Start Data excerpt

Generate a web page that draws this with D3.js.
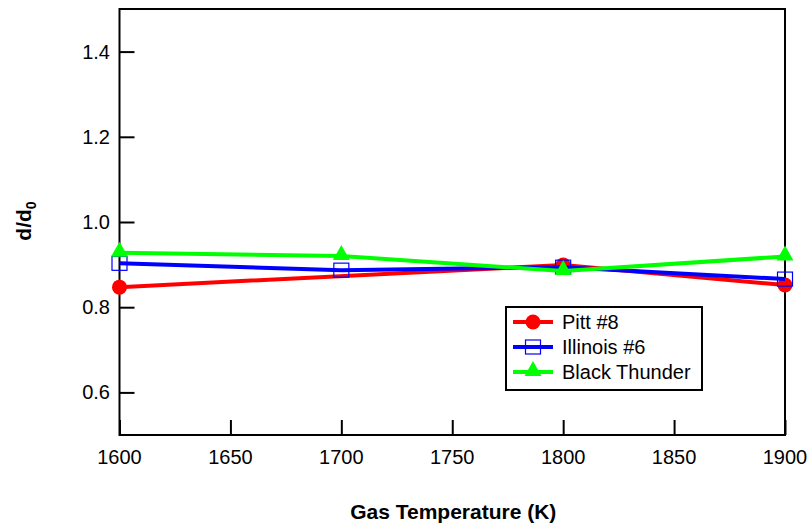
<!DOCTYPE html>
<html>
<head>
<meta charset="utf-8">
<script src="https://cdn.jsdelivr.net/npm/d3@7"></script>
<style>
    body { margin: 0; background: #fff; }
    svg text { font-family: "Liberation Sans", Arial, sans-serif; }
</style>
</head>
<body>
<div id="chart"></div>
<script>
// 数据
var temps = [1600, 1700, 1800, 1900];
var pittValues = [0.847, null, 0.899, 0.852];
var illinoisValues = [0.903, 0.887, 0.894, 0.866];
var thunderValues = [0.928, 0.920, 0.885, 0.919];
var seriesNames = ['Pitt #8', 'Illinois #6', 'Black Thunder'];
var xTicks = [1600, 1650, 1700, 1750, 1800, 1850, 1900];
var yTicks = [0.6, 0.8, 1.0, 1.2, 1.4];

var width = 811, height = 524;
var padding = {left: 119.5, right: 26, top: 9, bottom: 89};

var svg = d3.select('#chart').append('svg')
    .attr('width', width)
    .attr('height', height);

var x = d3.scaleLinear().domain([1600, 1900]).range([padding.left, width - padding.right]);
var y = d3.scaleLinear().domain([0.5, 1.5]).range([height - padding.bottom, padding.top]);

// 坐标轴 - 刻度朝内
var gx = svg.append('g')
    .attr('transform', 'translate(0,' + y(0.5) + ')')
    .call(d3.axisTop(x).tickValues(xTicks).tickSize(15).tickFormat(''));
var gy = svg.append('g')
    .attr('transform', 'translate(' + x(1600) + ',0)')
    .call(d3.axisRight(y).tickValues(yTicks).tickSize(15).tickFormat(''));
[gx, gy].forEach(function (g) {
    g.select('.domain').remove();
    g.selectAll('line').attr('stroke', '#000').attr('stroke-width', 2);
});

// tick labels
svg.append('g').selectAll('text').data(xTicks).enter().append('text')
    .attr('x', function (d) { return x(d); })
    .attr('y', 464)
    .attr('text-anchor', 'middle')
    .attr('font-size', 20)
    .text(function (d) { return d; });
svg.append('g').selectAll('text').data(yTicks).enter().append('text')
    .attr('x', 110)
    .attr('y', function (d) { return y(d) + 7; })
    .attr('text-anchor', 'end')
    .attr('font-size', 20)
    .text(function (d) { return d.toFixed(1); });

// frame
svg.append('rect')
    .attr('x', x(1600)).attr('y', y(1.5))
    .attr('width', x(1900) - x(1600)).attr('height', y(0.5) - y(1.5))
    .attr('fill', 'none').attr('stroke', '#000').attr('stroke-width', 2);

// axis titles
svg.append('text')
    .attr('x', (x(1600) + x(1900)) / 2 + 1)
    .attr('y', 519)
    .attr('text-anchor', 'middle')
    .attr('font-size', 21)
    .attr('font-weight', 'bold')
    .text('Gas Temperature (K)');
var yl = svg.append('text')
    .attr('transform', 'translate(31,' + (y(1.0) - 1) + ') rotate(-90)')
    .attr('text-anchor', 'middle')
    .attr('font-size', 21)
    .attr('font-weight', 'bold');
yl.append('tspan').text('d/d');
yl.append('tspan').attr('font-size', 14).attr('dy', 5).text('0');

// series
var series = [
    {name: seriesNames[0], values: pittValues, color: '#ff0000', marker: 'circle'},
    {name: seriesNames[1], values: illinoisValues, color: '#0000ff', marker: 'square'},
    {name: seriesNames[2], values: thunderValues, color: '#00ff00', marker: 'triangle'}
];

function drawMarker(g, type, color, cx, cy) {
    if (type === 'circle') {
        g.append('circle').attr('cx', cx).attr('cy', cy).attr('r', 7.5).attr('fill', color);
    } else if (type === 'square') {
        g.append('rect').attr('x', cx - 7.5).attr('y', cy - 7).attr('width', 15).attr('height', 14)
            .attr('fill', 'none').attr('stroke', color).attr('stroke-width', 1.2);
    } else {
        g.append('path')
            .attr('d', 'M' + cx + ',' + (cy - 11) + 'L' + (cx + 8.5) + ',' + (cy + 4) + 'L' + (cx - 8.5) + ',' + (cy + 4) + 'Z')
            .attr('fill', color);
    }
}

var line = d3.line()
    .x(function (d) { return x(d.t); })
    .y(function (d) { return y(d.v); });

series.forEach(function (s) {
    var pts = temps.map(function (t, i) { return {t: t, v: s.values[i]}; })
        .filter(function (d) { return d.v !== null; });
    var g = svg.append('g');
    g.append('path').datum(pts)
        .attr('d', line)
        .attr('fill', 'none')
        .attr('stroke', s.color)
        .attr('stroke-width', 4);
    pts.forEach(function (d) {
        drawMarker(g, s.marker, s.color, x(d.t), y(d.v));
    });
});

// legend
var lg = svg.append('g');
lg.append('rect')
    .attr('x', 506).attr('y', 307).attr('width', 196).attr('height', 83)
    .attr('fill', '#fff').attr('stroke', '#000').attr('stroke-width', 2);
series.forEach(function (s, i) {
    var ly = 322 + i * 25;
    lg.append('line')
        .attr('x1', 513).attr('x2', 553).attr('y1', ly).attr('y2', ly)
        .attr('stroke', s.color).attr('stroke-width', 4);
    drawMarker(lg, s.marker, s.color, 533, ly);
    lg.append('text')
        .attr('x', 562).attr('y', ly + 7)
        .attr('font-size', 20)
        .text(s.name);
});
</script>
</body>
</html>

End Data excerpt

Written problem
Set the data above down again exactly as given, with no pictures.

Correct response
Generate a web page that draws this with D3.js.
<!DOCTYPE html>
<html>
<head>
<meta charset="utf-8">
<script src="https://cdn.jsdelivr.net/npm/d3@7"></script>
<style>
    body { margin: 0; background: #fff; }
    svg text { font-family: "Liberation Sans", Arial, sans-serif; }
</style>
</head>
<body>
<div id="chart"></div>
<script>
// 数据
var temps = [1600, 1700, 1800, 1900];
var pittValues = [0.847, null, 0.899, 0.852];
var illinoisValues = [0.903, 0.887, 0.894, 0.866];
var thunderValues = [0.928, 0.920, 0.885, 0.919];
var seriesNames = ['Pitt #8', 'Illinois #6', 'Black Thunder'];
var xTicks = [1600, 1650, 1700, 1750, 1800, 1850, 1900];
var yTicks = [0.6, 0.8, 1.0, 1.2, 1.4];

var width = 811, height = 524;
var padding = {left: 119.5, right: 26, top: 9, bottom: 89};

var svg = d3.select('#chart').append('svg')
    .attr('width', width)
    .attr('height', height);

var x = d3.scaleLinear().domain([1600, 1900]).range([padding.left, width - padding.right]);
var y = d3.scaleLinear().domain([0.5, 1.5]).range([height - padding.bottom, padding.top]);

// 坐标轴 - 刻度朝内
var gx = svg.append('g')
    .attr('transform', 'translate(0,' + y(0.5) + ')')
    .call(d3.axisTop(x).tickValues(xTicks).tickSize(15).tickFormat(''));
var gy = svg.append('g')
    .attr('transform', 'translate(' + x(1600) + ',0)')
    .call(d3.axisRight(y).tickValues(yTicks).tickSize(15).tickFormat(''));
[gx, gy].forEach(function (g) {
    g.select('.domain').remove();
    g.selectAll('line').attr('stroke', '#000').attr('stroke-width', 2);
});

// tick labels
svg.append('g').selectAll('text').data(xTicks).enter().append('text')
    .attr('x', function (d) { return x(d); })
    .attr('y', 464)
    .attr('text-anchor', 'middle')
    .attr('font-size', 20)
    .text(function (d) { return d; });
svg.append('g').selectAll('text').data(yTicks).enter().append('text')
    .attr('x', 110)
    .attr('y', function (d) { return y(d) + 7; })
    .attr('text-anchor', 'end')
    .attr('font-size', 20)
    .text(function (d) { return d.toFixed(1); });

// frame
svg.append('rect')
    .attr('x', x(1600)).attr('y', y(1.5))
    .attr('width', x(1900) - x(1600)).attr('height', y(0.5) - y(1.5))
    .attr('fill', 'none').attr('stroke', '#000').attr('stroke-width', 2);

// axis titles
svg.append('text')
    .attr('x', (x(1600) + x(1900)) / 2 + 1)
    .attr('y', 519)
    .attr('text-anchor', 'middle')
    .attr('font-size', 21)
    .attr('font-weight', 'bold')
    .text('Gas Temperature (K)');
var yl = svg.append('text')
    .attr('transform', 'translate(31,' + (y(1.0) - 1) + ') rotate(-90)')
    .attr('text-anchor', 'middle')
    .attr('font-size', 21)
    .attr('font-weight', 'bold');
yl.append('tspan').text('d/d');
yl.append('tspan').attr('font-size', 14).attr('dy', 5).text('0');

// series
var series = [
    {name: seriesNames[0], values: pittValues, color: '#ff0000', marker: 'circle'},
    {name: seriesNames[1], values: illinoisValues, color: '#0000ff', marker: 'square'},
    {name: seriesNames[2], values: thunderValues, color: '#00ff00', marker: 'triangle'}
];

function drawMarker(g, type, color, cx, cy) {
    if (type === 'circle') {
        g.append('circle').attr('cx', cx).attr('cy', cy).attr('r', 7.5).attr('fill', color);
    } else if (type === 'square') {
        g.append('rect').attr('x', cx - 7.5).attr('y', cy - 7).attr('width', 15).attr('height', 14)
            .attr('fill', 'none').attr('stroke', color).attr('stroke-width', 1.2);
    } else {
        g.append('path')
            .attr('d', 'M' + cx + ',' + (cy - 11) + 'L' + (cx + 8.5) + ',' + (cy + 4) + 'L' + (cx - 8.5) + ',' + (cy + 4) + 'Z')
            .attr('fill', color);
    }
}

var line = d3.line()
    .x(function (d) { return x(d.t); })
    .y(function (d) { return y(d.v); });

series.forEach(function (s) {
    var pts = temps.map(function (t, i) { return {t: t, v: s.values[i]}; })
        .filter(function (d) { return d.v !== null; });
    var g = svg.append('g');
    g.append('path').datum(pts)
        .attr('d', line)
        .attr('fill', 'none')
        .attr('stroke', s.color)
        .attr('stroke-width', 4);
    pts.forEach(function (d) {
        drawMarker(g, s.marker, s.color, x(d.t), y(d.v));
    });
});

// legend
var lg = svg.append('g');
lg.append('rect')
    .attr('x', 506).attr('y', 307).attr('width', 196).attr('height', 83)
    .attr('fill', '#fff').attr('stroke', '#000').attr('stroke-width', 2);
series.forEach(function (s, i) {
    var ly = 322 + i * 25;
    lg.append('line')
        .attr('x1', 513).attr('x2', 553).attr('y1', ly).attr('y2', ly)
        .attr('stroke', s.color).attr('stroke-width', 4);
    drawMarker(lg, s.marker, s.color, 533, ly);
    lg.append('text')
        .attr('x', 562).attr('y', ly + 7)
        .attr('font-size', 20)
        .text(s.name);
});
</script>
</body>
</html>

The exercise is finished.